■ Goal ■
Reproduce the material below line by line, beginning with its first line and ending with the line that contains "W, H = 750, 780"; leave out pictures.

### Task inputs

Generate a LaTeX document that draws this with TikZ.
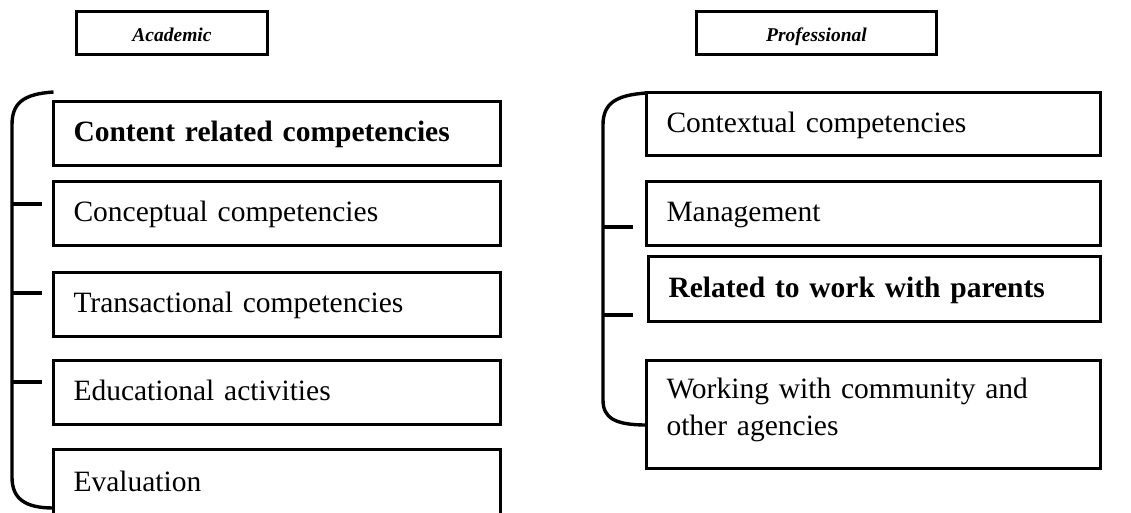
\documentclass[tikz,border=0pt]{standalone}
\usepackage{fontspec}
\setmainfont{Liberation Serif}
\begin{document}
\begin{tikzpicture}[x=1pt,y=-1pt,line width=3.4pt,
  box/.style={draw,rectangle,anchor=north west,outer sep=0pt,inner xsep=20pt,inner ysep=0pt,
    align=left,font=\fontsize{29.5pt}{37pt}\selectfont,text height=22pt,text depth=6pt},
  lbox/.style={box,text width=407pt,minimum height=64pt},
  rbox/.style={box,text width=414pt,minimum height=64pt},
  head/.style={draw,rectangle,anchor=north west,outer sep=0pt,inner sep=0pt,minimum height=43pt,
    text height=17pt,text depth=0pt,font=\fontsize{19.5pt}{23pt}\selectfont\bfseries\itshape}]
  \useasboundingbox (0,0) rectangle (1131,512);
  % headings
  \node[head,minimum width=191pt] (acad) at (76.5,11.5) {Academic};
  \node[head,minimum width=240pt] (prof) at (696.5,11.5) {Professional};
  % academic column
  \node[lbox] (content) at (53.5,101.5) {\textbf{Content related competencies}};
  \node[lbox] (concept) at (53.5,181.5) {Conceptual competencies};
  \node[lbox] (trans) at (53.5,272.5) {Transactional competencies};
  \node[lbox] (edu) at (53.5,360.5) {Educational activities};
  \node[lbox,minimum height=68pt] (eval) at (53.5,449.5) {Evaluation};
  % professional column
  \node[rbox,minimum height=63pt] (context) at (646.5,92.5) {Contextual competencies};
  \node[rbox] (manage) at (646.5,181.5) {Management};
  \node[rbox,text width=412pt,minimum height=65pt] (parents) at (648.5,256.5) {\textbf{Related to work with parents}};
  \node[rbox,minimum height=108pt,text depth=54pt] (commun) at (646.5,360.5) {Working with community and\\other agencies};
  % brackets
  \draw (content.north west |- 0,92) .. controls (22,94) and (12,104) .. (12,125)
    -- (12,477) .. controls (12,498) and (24,508) .. (eval.west |- 0,508);
  \foreach \y in {204,293,382}
    \draw (12,\y) -- ++(30,0);
  \draw (context.north west |- 0,93) .. controls (615,95) and (603,104) .. (603,125)
    -- (603,400) .. controls (603,418) and (615,425) .. (commun.west |- 0,425);
  \foreach \y in {227,315}
    \draw (603,\y) -- ++(30,0);
\end{tikzpicture}
\end{document}
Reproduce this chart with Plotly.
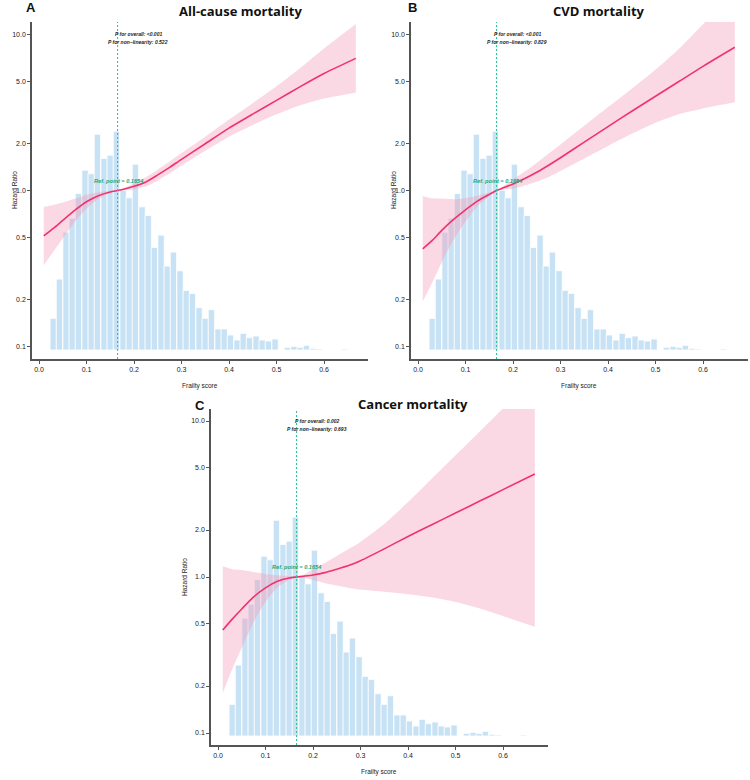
import plotly.graph_objects as go

W, H = 750, 780

# ---------------- data ----------------
# histogram of frailty score (bin width 1/75), percent of participants
frailty_bin_centers = [0.030, 0.043, 0.057, 0.070, 0.083, 0.097, 0.110, 0.123, 0.137, 0.150,
                       0.163, 0.177, 0.190, 0.203, 0.217, 0.230, 0.243, 0.257, 0.270, 0.283,
                       0.297, 0.310, 0.323, 0.337, 0.350, 0.363, 0.377, 0.390, 0.403, 0.417,
                       0.430, 0.443, 0.457, 0.470, 0.483, 0.497, 0.510, 0.523, 0.537, 0.550,
                       0.563, 0.577, 0.590, 0.603, 0.617, 0.630, 0.643]
hist_percent = [0.95, 2.13, 3.54, 3.96, 4.70, 5.40, 5.29, 6.48, 5.75, 5.85,
                6.57, 4.80, 4.57, 5.58, 4.30, 4.04, 3.08, 3.45, 2.52, 2.94,
                2.38, 1.79, 1.70, 1.27, 0.95, 1.21, 0.63, 0.63, 0.45, 0.30,
                0.50, 0.37, 0.42, 0.30, 0.27, 0.33, 0.00, 0.08, 0.11, 0.08,
                0.14, 0.05, 0.03, 0.00, 0.00, 0.00, 0.03]

frailty_grid = [0.01, 0.03, 0.05, 0.075, 0.1, 0.125, 0.15, 0.1654, 0.18, 0.2, 0.225,
                0.25, 0.275, 0.3, 0.35, 0.4, 0.45, 0.5, 0.55, 0.6, 0.667]

hr_all = [0.511, 0.571, 0.643, 0.745, 0.847, 0.927, 0.979, 1.0, 1.023, 1.064, 1.135,
          1.259, 1.406, 1.585, 1.995, 2.512, 3.090, 3.784, 4.634, 5.623, 7.031]
up_all = [0.785, 0.807, 0.838, 0.885, 0.940, 0.975, 0.995, 1.0, 1.042, 1.114, 1.216,
          1.364, 1.535, 1.738, 2.213, 2.851, 3.631, 4.656, 6.095, 8.128, 11.67]
lo_all = [0.332, 0.405, 0.493, 0.627, 0.764, 0.881, 0.964, 1.0, 1.005, 1.016, 1.059,
          1.161, 1.288, 1.445, 1.799, 2.213, 2.630, 3.076, 3.524, 3.890, 4.236]

hr_cvd = [0.423, 0.479, 0.555, 0.652, 0.752, 0.855, 0.944, 1.0, 1.040, 1.102, 1.194,
          1.309, 1.452, 1.622, 2.042, 2.570, 3.221, 4.018, 5.012, 6.252, 8.279]
up_cvd = [0.923, 0.891, 0.887, 0.879, 0.893, 0.927, 0.971, 1.0, 1.069, 1.180, 1.324,
          1.503, 1.726, 1.972, 2.600, 3.428, 4.498, 5.943, 8.128, 11.64, 18.66]
lo_cvd = [0.194, 0.257, 0.347, 0.483, 0.632, 0.789, 0.918, 1.0, 1.012, 1.028, 1.076,
          1.140, 1.222, 1.334, 1.603, 1.928, 2.307, 2.716, 3.090, 3.357, 3.673]

hr_cancer = [0.457, 0.537, 0.624, 0.745, 0.851, 0.938, 0.986, 1.0, 1.012, 1.030, 1.067,
             1.122, 1.183, 1.271, 1.514, 1.820, 2.163, 2.570, 3.055, 3.631, 4.571]
up_cancer = [1.170, 1.122, 1.109, 1.076, 1.047, 1.028, 1.014, 1.0, 1.035, 1.122, 1.230,
             1.365, 1.514, 1.679, 2.188, 3.020, 4.266, 6.026, 8.511, 12.02, 19.05]
lo_cancer = [0.180, 0.257, 0.351, 0.515, 0.692, 0.855, 0.959, 1.0, 0.989, 0.955, 0.912,
             0.881, 0.851, 0.832, 0.804, 0.776, 0.741, 0.692, 0.631, 0.562, 0.479]

ref_point = 0.1654
hr_ticks = [0.1, 0.2, 0.5, 1, 2, 5, 10]
hr_tick_labels = ["0.1", "0.2", "0.5", "1.0", "2.0", "5.0", "10.0"]
x_ticks = [0.0, 0.1, 0.2, 0.3, 0.4, 0.5, 0.6]
x_tick_labels = ["0.0", "0.1", "0.2", "0.3", "0.4", "0.5", "0.6"]

panels = [
    dict(letter="A", title="All-cause mortality", p1="P for overall: <0.001",
         p2="P for non\u2212linearity: 0.522", hr=hr_all, up=up_all, lo=lo_all,
         box=(32, 22, 368, 359), letter_xy=(31, 8), title_xy=(240, 11),
         p_xy=(138, 34), ref_xy=(119, 181), ytitle_xy=(14, 190), xtitle_xy=(200, 386)),
    dict(letter="B", title="CVD mortality", p1="P for overall: <0.001",
         p2="P for non\u2212linearity: 0.829", hr=hr_cvd, up=up_cvd, lo=lo_cvd,
         box=(411, 22, 748, 359), letter_xy=(412, 8), title_xy=(599, 11),
         p_xy=(517, 34), ref_xy=(498, 181), ytitle_xy=(393, 190), xtitle_xy=(579, 386)),
    dict(letter="C", title="Cancer mortality", p1="P for overall: 0.002",
         p2="P for non\u2212linearity: 0.693", hr=hr_cancer, up=up_cancer, lo=lo_cancer,
         box=(211, 409, 548, 745), letter_xy=(200, 405), title_xy=(413, 404),
         p_xy=(317, 421), ref_xy=(297, 567), ytitle_xy=(184, 577), xtitle_xy=(379, 772)),
]

# ---------------- styling ----------------
BAR_COLOR = "#C8E2F5"
BAND_COLOR = "rgba(245,150,180,0.36)"
LINE_COLOR = "#F0326E"
REF_COLOR = "#35C39A"
REF_TEXT = "#22A878"
AXIS_COLOR = "#555555"
PX_PER_UNIT = 475.0      # pixels per 1.0 frailty
PX_PER_DECADE = 156.0    # pixels per log10 decade
HIST_PX_PER_PCT = 33.3
HIST_BASE_PAD = 9.0
TICK_FONT = dict(family="Liberation Sans, Arial", size=7, color="#222")
SMOOTH = 0.6


def fx(x):
    return x / W


def fy(y):
    return 1 - y / H


fig = go.Figure()
layout = dict(
    width=W, height=H, margin=dict(l=0, r=0, t=0, b=0),
    paper_bgcolor="white", plot_bgcolor="white", showlegend=False,
    annotations=[], shapes=[],
)

for i, p in enumerate(panels):
    xa = "x" if i == 0 else f"x{i + 1}"
    yh = "y" if i == 0 else f"y{2 * i + 1}"
    yl = f"y{2 * i + 2}"
    xkey = "xaxis" if i == 0 else f"xaxis{i + 1}"
    yhkey = "yaxis" if i == 0 else f"yaxis{2 * i + 1}"
    ylkey = f"yaxis{2 * i + 2}"
    L, T, R, B = p["box"]
    wpx, hpx = R - L, B - T

    # histogram (background)
    fig.add_trace(go.Bar(x=frailty_bin_centers, y=hist_percent, width=1 / 75,
                         marker=dict(color=BAR_COLOR, line=dict(color="white", width=0.8)),
                         xaxis=xa, yaxis=yh, hoverinfo="skip"))
    # confidence band: upper edge, then lower edge filled to it
    fig.add_trace(go.Scatter(x=frailty_grid, y=p["up"], mode="lines",
                             line=dict(width=0, shape="spline", smoothing=SMOOTH),
                             xaxis=xa, yaxis=yl, hoverinfo="skip"))
    fig.add_trace(go.Scatter(x=frailty_grid, y=p["lo"], mode="lines", fill="tonexty",
                             fillcolor=BAND_COLOR,
                             line=dict(width=0, shape="spline", smoothing=SMOOTH),
                             xaxis=xa, yaxis=yl, hoverinfo="skip"))
    # HR curve
    fig.add_trace(go.Scatter(x=frailty_grid, y=p["hr"], mode="lines",
                             line=dict(color=LINE_COLOR, width=1.6, shape="spline",
                                       smoothing=SMOOTH),
                             xaxis=xa, yaxis=yl))

    layout[xkey] = dict(domain=[fx(L), fx(R)], anchor=yl,
                        range=[-7 / PX_PER_UNIT, (wpx - 7) / PX_PER_UNIT],
                        tickvals=x_ticks, ticktext=x_tick_labels, ticks="outside",
                        ticklen=3, tickwidth=1, tickcolor=AXIS_COLOR, tickfont=TICK_FONT,
                        showline=True, linecolor=AXIS_COLOR, linewidth=1.5,
                        showgrid=False, zeroline=False, fixedrange=True)
    layout[yhkey] = dict(domain=[fy(B), fy(T)], anchor=xa, visible=False,
                         range=[-HIST_BASE_PAD / HIST_PX_PER_PCT,
                                (hpx - HIST_BASE_PAD) / HIST_PX_PER_PCT],
                         showgrid=False, zeroline=False, fixedrange=True)
    half = (hpx / 2) / PX_PER_DECADE
    layout[ylkey] = dict(overlaying=yh, anchor=xa, side="left", type="log",
                         range=[-half, half], tickvals=hr_ticks, ticktext=hr_tick_labels,
                         ticks="outside", ticklen=3, tickwidth=1, tickcolor=AXIS_COLOR,
                         tickfont=TICK_FONT, showline=True, linecolor=AXIS_COLOR,
                         linewidth=1.5, showgrid=False, zeroline=False, fixedrange=True)

    # reference lines
    layout["shapes"].append(dict(type="line", xref=xa, yref=f"{yh} domain",
                                 x0=ref_point, x1=ref_point, y0=0, y1=1, layer="above",
                                 line=dict(color=REF_COLOR, width=1.1, dash="2px,2px")))
    layout["shapes"].append(dict(type="line", xref=f"{xa} domain", yref=yl,
                                 x0=0, x1=1, y0=0, y1=0, layer="above",
                                 line=dict(color=REF_COLOR, width=1.1, dash="2px,2px")))

    ann = layout["annotations"]
    lx, ly = p["letter_xy"]
    ann.append(dict(text="<b>%s</b>" % p["letter"], x=fx(lx), y=fy(ly), xref="paper",
                    yref="paper", showarrow=False, xanchor="center", yanchor="middle",
                    font=dict(family="Liberation Sans, Arial", size=13, color="#111")))
    tx, ty = p["title_xy"]
    ann.append(dict(text="<b>%s</b>" % p["title"], x=fx(tx), y=fy(ty), xref="paper",
                    yref="paper", showarrow=False, xanchor="center", yanchor="middle",
                    font=dict(family="Open Sans", size=13, color="#111")))
    px_, py_ = p["p_xy"]
    ann.append(dict(text="<b><i>%s</i></b>" % p["p1"], x=fx(px_), y=fy(py_), xref="paper",
                    yref="paper", showarrow=False, xanchor="center", yanchor="middle",
                    font=dict(family="Liberation Sans, Arial", size=5, color="#222")))
    ann.append(dict(text="<b><i>%s</i></b>" % p["p2"], x=fx(px_), y=fy(py_ + 7.7),
                    xref="paper", yref="paper", showarrow=False, xanchor="center",
                    yanchor="middle",
                    font=dict(family="Liberation Sans, Arial", size=5, color="#222")))
    rx, ry = p["ref_xy"]
    ann.append(dict(text="<b><i>Ref. point = %.4f</i></b>" % ref_point, x=fx(rx), y=fy(ry),
                    xref="paper", yref="paper", showarrow=False, xanchor="center",
                    yanchor="middle",
                    font=dict(family="Liberation Sans, Arial", size=5.6, color=REF_TEXT)))
    yx, yy = p["ytitle_xy"]
    ann.append(dict(text="Hazard Ratio", x=fx(yx), y=fy(yy), xref="paper", yref="paper",
                    showarrow=False, textangle=-90, xanchor="center", yanchor="middle",
                    font=dict(family="Liberation Sans, Arial", size=6.5, color="#222")))
    xx, xy = p["xtitle_xy"]
    ann.append(dict(text="Frailty score", x=fx(xx), y=fy(xy), xref="paper", yref="paper",
                    showarrow=False, xanchor="center", yanchor="middle",
                    font=dict(family="Liberation Sans, Arial", size=6.5, color="#222")))

fig.update_layout(**layout)
fig.write_html("out.html")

######

■ Completed task ■
Generate a LaTeX document that draws this with TikZ.
\documentclass[tikz,border=0pt]{standalone}
\usepackage{fontspec}
\setmainfont{Liberation Serif}
\begin{document}
\begin{tikzpicture}[x=1pt,y=-1pt,line width=3.4pt,
  box/.style={draw,rectangle,anchor=north west,outer sep=0pt,inner xsep=20pt,inner ysep=0pt,
    align=left,font=\fontsize{29.5pt}{37pt}\selectfont,text height=22pt,text depth=6pt},
  lbox/.style={box,text width=407pt,minimum height=64pt},
  rbox/.style={box,text width=414pt,minimum height=64pt},
  head/.style={draw,rectangle,anchor=north west,outer sep=0pt,inner sep=0pt,minimum height=43pt,
    text height=17pt,text depth=0pt,font=\fontsize{19.5pt}{23pt}\selectfont\bfseries\itshape}]
  \useasboundingbox (0,0) rectangle (1131,512);
  % headings
  \node[head,minimum width=191pt] (acad) at (76.5,11.5) {Academic};
  \node[head,minimum width=240pt] (prof) at (696.5,11.5) {Professional};
  % academic column
  \node[lbox] (content) at (53.5,101.5) {\textbf{Content related competencies}};
  \node[lbox] (concept) at (53.5,181.5) {Conceptual competencies};
  \node[lbox] (trans) at (53.5,272.5) {Transactional competencies};
  \node[lbox] (edu) at (53.5,360.5) {Educational activities};
  \node[lbox,minimum height=68pt] (eval) at (53.5,449.5) {Evaluation};
  % professional column
  \node[rbox,minimum height=63pt] (context) at (646.5,92.5) {Contextual competencies};
  \node[rbox] (manage) at (646.5,181.5) {Management};
  \node[rbox,text width=412pt,minimum height=65pt] (parents) at (648.5,256.5) {\textbf{Related to work with parents}};
  \node[rbox,minimum height=108pt,text depth=54pt] (commun) at (646.5,360.5) {Working with community and\\other agencies};
  % brackets
  \draw (content.north west |- 0,92) .. controls (22,94) and (12,104) .. (12,125)
    -- (12,477) .. controls (12,498) and (24,508) .. (eval.west |- 0,508);
  \foreach \y in {204,293,382}
    \draw (12,\y) -- ++(30,0);
  \draw (context.north west |- 0,93) .. controls (615,95) and (603,104) .. (603,125)
    -- (603,400) .. controls (603,418) and (615,425) .. (commun.west |- 0,425);
  \foreach \y in {227,315}
    \draw (603,\y) -- ++(30,0);
\end{tikzpicture}
\end{document}
Reproduce this chart with Plotly.
import plotly.graph_objects as go

W, H = 750, 780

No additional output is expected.